“What happened to our lovely market town?”
That’s the cry of Kettering residents to community leaders and the police as crime and anti-social behaviour has rocketed.
Drug addicts injecting in the streets, vomiting in parks and excessive drinking in public places have become visible across the town in recent weeks and now residents say they have had enough.
The police’s high-profile Operation Viper, which was launched in July and is closing down known drug dens, has also had an impact, with drug users leaving their dens and taking their activities on to the streets.
The drugs crime rate in the town has increased by a third in 12 months and the town is being dubbed as ‘Stabbering’ and ‘Ghetto’ on social media with people posting photos of drug users laying sprawled unconscious in alleyways.
Speaking at last night’s Kettering town forum at the borough council offices, resident Christine Manning told a room packed with members of the public: “There has been a social media frenzy highlighting drug-related anti-social behaviour issues in our town.
“We have become somewhat accepting of beggars in our town.
“Social media has showed us some very graphic images of men and women laying in our streets with drugs paraphernalia around them.
“There are people injecting and smoking illegal substances. What has become of our lovely market town?”
Christine said action needed to be taken to get Kettering “back on the map for the right reasons” and that councillors and the police needed to work with residents to find a solution.
A council gardener also spoke at the meeting and said public parks are being used by addicts and that he has called the police for assistance but that it does not arrive.
He said he regularly cleans up vomit and drug-use debris so that it is not seen by the children and the families who use the parks.
At the meeting neighbourhood sergeant John Hodgson admitted that Operation Viper had led to more visible drug use and appealed for residents to join with police and set up Streetwatch schemes.
Jane Calcott, who is Kettering’s Neighbourhood Watch liaison officer, said she had been approached by the police to get her members involved in Streetwatch.
But she said she had refused as she thought it was dangerous, because people were not given enough training to deal with the situations they may come across.

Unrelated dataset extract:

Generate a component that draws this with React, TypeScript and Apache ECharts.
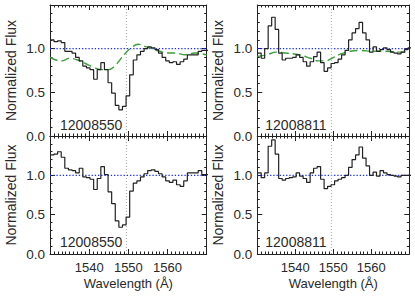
import React, { useEffect, useRef } from "react";
import * as echarts from "echarts";

// Wavelength grid of the binned spectra (Å)
const BIN_START = 1530.1;
const BIN_WIDTH = 0.92;
const LINE_CENTER = 1549.5;
const CONTINUUM = 1.0;

const X_MIN = 1530;
const X_MAX = 1570;
const Y_MIN = 0;
const Y_MAX = 1.5;
const X_TICKS = [1540, 1550, 1560];

// Object 12008550: observed flux (top) and flux / model (bottom)
const flux12008550 = [
  1.1, 1.08, 1.09, 1.07, 0.97, 0.97, 0.95, 0.9, 0.86, 0.8, 0.78, 0.76, 0.65, 0.76, 0.84, 0.76,
  0.61, 0.49, 0.35, 0.3, 0.34, 0.46, 0.7, 0.87, 0.93, 0.97, 1.0, 1.02, 1.01, 0.99, 0.95, 0.9,
  0.86, 0.84, 0.85, 0.82, 0.85, 0.88, 0.93, 0.93, 0.93, 0.97, 0.98, 0.98,
];
const norm12008550 = [
  1.26, 1.27, 1.3, 1.23, 1.09, 1.07, 1.06, 1.03, 1.09, 0.98, 0.97, 0.95, 0.82, 0.96, 1.11, 1.01,
  0.79, 0.64, 0.42, 0.34, 0.37, 0.47, 0.8, 0.9, 0.93, 0.98, 1.02, 1.06, 1.07, 1.05, 1.02, 0.98,
  0.93, 0.91, 0.94, 0.88, 0.86, 0.93, 1.03, 1.03, 1.03, 1.06, 1.01, 1.01,
];
const modelWave12008550 = [
  1530, 1531.5, 1533, 1535, 1537, 1539, 1541, 1543, 1545, 1546.5, 1548, 1549.5, 1551, 1552.5,
  1554, 1556, 1558, 1560, 1562, 1564.5, 1567, 1570,
];
const modelFlux12008550 = [
  0.9, 0.87, 0.86, 0.89, 0.87, 0.83, 0.79, 0.76, 0.76, 0.8, 0.88, 0.96, 1.02, 1.05, 1.03, 1.0,
  0.97, 0.95, 0.95, 0.93, 0.95, 0.93,
];

// Object 12008811
const flux12008811 = [
  0.95, 0.89, 1.0, 1.26, 1.36, 1.22, 0.95, 0.87, 0.89, 0.89, 0.9, 0.93, 0.9, 0.85, 0.8, 0.85,
  0.91, 0.96, 0.84, 0.74, 0.78, 0.83, 0.84, 0.88, 0.93, 0.98, 1.1, 1.18, 1.23, 1.3, 1.18, 1.1,
  0.96, 1.02, 0.97, 0.99, 1.01, 0.99, 0.96, 0.95, 0.94, 0.96, 0.99, 1.01,
];
const norm12008811 = [
  1.03, 0.97, 1.03, 1.37, 1.45, 1.27, 0.96, 0.94, 0.96, 0.97, 0.98, 1.03, 0.99, 0.96, 0.91, 1.03,
  1.09, 1.11, 0.95, 0.83, 0.86, 0.88, 0.93, 0.95, 0.97, 1.0, 1.1, 1.2, 1.26, 1.36, 1.22, 1.12,
  1.0, 1.04, 0.99, 1.06, 1.03, 1.01, 1.0, 0.99, 0.98, 1.0, 1.0, 1.0,
];
const modelWave12008811 = [
  1530, 1532.5, 1535, 1537.5, 1541, 1544, 1546, 1548, 1549.6, 1552, 1554.5, 1557, 1560.5, 1564,
  1567.5, 1570,
];
const modelFlux12008811 = [
  0.91, 0.93, 0.96, 0.95, 0.93, 0.89, 0.86, 0.86, 0.89, 0.94, 0.97, 0.98, 0.97, 0.97, 0.96, 0.96,
];

const PANEL_LABELS = ["12008550", "12008811", "12008550", "12008811"];

const FONT = "'Liberation Sans', Arial, Helvetica, sans-serif";
const INK = "#222";
const TEXT = "#2a2a2a";

function stepPairs(values: number[]) {
  const pts: [number, number][] = values.map((v, i) => [BIN_START + i * BIN_WIDTH, v]);
  pts.push([BIN_START + values.length * BIN_WIDTH, values[values.length - 1]]);
  return pts;
}
function pairs(xs: number[], ys: number[]) {
  return xs.map((x, i) => [x, ys[i]] as [number, number]);
}

export default function App() {
  const ref = useRef<HTMLDivElement>(null);
  useEffect(() => {
    if (!ref.current) return;
    const chart = echarts.init(ref.current, undefined, { renderer: "svg" });

    const grids = [
      { left: 50, top: 5, width: 156.7, height: 131 },
      { left: 257.3, top: 5, width: 152, height: 131 },
      { left: 50, top: 136, width: 156.7, height: 118 },
      { left: 257.3, top: 136, width: 152, height: 118 },
    ];

    const tickStyle = { color: INK, width: 1 };
    const xAxes: any[] = [];
    const yAxes: any[] = [];
    grids.forEach((_, g) => {
      const bottomRow = g >= 2;
      ["bottom", "top"].forEach((pos) => {
        const main = pos === "bottom";
        xAxes.push({
          type: "value",
          gridIndex: g,
          position: pos,
          min: X_MIN,
          max: X_MAX,
          interval: 10,
          axisLine: { show: true, onZero: false, lineStyle: tickStyle },
          axisTick: { show: true, inside: true, length: 5, lineStyle: tickStyle },
          minorTick: { show: true, splitNumber: 10, length: 2.5, lineStyle: tickStyle },
          splitLine: { show: false },
          minorSplitLine: { show: false },
          axisLabel: {
            show: main && bottomRow,
            margin: 7,
            fontSize: 13,
            fontFamily: FONT,
            color: TEXT,
            formatter: (v: number) => (X_TICKS.includes(v) ? String(v) : ""),
          },
          name: main && bottomRow ? "Wavelength (Å)" : "",
          nameLocation: "middle",
          nameGap: 23,
          nameTextStyle: { fontSize: 13, fontFamily: FONT, color: TEXT },
        });
      });
      ["left", "right"].forEach((pos) => {
        const main = pos === "left";
        yAxes.push({
          type: "value",
          gridIndex: g,
          position: pos,
          min: Y_MIN,
          max: Y_MAX,
          interval: 0.5,
          axisLine: { show: true, onZero: false, lineStyle: tickStyle },
          axisTick: { show: true, inside: true, length: 5, lineStyle: tickStyle },
          minorTick: { show: true, splitNumber: 5, length: 2.5, lineStyle: tickStyle },
          splitLine: { show: false },
          minorSplitLine: { show: false },
          axisLabel: {
            show: main,
            showMaxLabel: false,
            margin: 5,
            fontSize: 13.5,
            fontFamily: FONT,
            color: TEXT,
            formatter: (v: number) => v.toFixed(1),
          },
          name: main ? "Normalized Flux" : "",
          nameLocation: "middle",
          nameGap: 32,
          nameTextStyle: { fontSize: 14, fontFamily: FONT, color: TEXT },
        });
      });
    });

    const dataSets = [flux12008550, flux12008811, norm12008550, norm12008811];
    const models: ([number[], number[]] | null)[] = [
      [modelWave12008550, modelFlux12008550],
      [modelWave12008811, modelFlux12008811],
      null,
      null,
    ];

    const series: any[] = [];
    dataSets.forEach((vals, g) => {
      const ax = { xAxisIndex: g * 2, yAxisIndex: g * 2 };
      // continuum level (blue dotted)
      series.push({
        type: "line",
        ...ax,
        data: [
          [X_MIN, CONTINUUM],
          [X_MAX, CONTINUUM],
        ],
        showSymbol: false,
        silent: true,
        z: 1,
        lineStyle: { color: "#1a2cff", width: 1.1, type: [1.3, 1.9] },
      });
      // line centre (grey dotted)
      series.push({
        type: "line",
        ...ax,
        data: [
          [LINE_CENTER, Y_MIN],
          [LINE_CENTER, Y_MAX],
        ],
        showSymbol: false,
        silent: true,
        z: 1,
        lineStyle: { color: "#a8a8a8", width: 1, type: [1, 2] },
      });
      const m = models[g];
      if (m) {
        series.push({
          type: "line",
          ...ax,
          data: pairs(m[0], m[1]),
          smooth: 0.4,
          showSymbol: false,
          z: 2,
          lineStyle: { color: "#3aa03a", width: 1.4, type: [8, 4] },
        });
      }
      series.push({
        type: "line",
        ...ax,
        data: stepPairs(vals),
        step: "end",
        showSymbol: false,
        z: 3,
        lineStyle: { color: INK, width: 1.2 },
      });
    });

    const graphic = grids.map((gr, g) => ({
      type: "text",
      x: gr.left + (g % 2 === 0 ? 10 : 8),
      y: gr.top + gr.height - (g >= 2 ? 12 : 11),
      style: {
        text: PANEL_LABELS[g],
        font: `14px ${FONT}`,
        fill: TEXT,
        textVerticalAlign: "middle",
        verticalAlign: "middle",
      },
    }));

    chart.setOption({
      animation: false,
      backgroundColor: "#fff",
      grid: grids.map((g) => ({ ...g, containLabel: false, outerBoundsMode: "none" })),
      xAxis: xAxes,
      yAxis: yAxes,
      series,
      graphic,
    });
    return () => chart.dispose();
  }, []);

  return (
    <div
      ref={ref}
      style={{ position: "fixed", left: 0, top: 0, width: 415, height: 297, background: "#fff" }}
    />
  );
}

Labour councillor Mick Scrimshaw said it was clear there was a real issue and asked that Police and Crime Commissioner Stephen Mold attend a Kettering Council meeting to explain the issues.
Deputy council leader Lesley Thurland requested that police go down to trouble hot spots such as Mill Road Park and Rockingham Road Pleasure Park to investigate.
And Mayor James Burton said that he thought the actual crime figures were much higher than reported as residents had stopped calling police because they found it hard to get through.
Chairman of the meeting Lloyd Bunday said the county’s new chief constable, Nick Adderley, would be meeting council officers on October 20.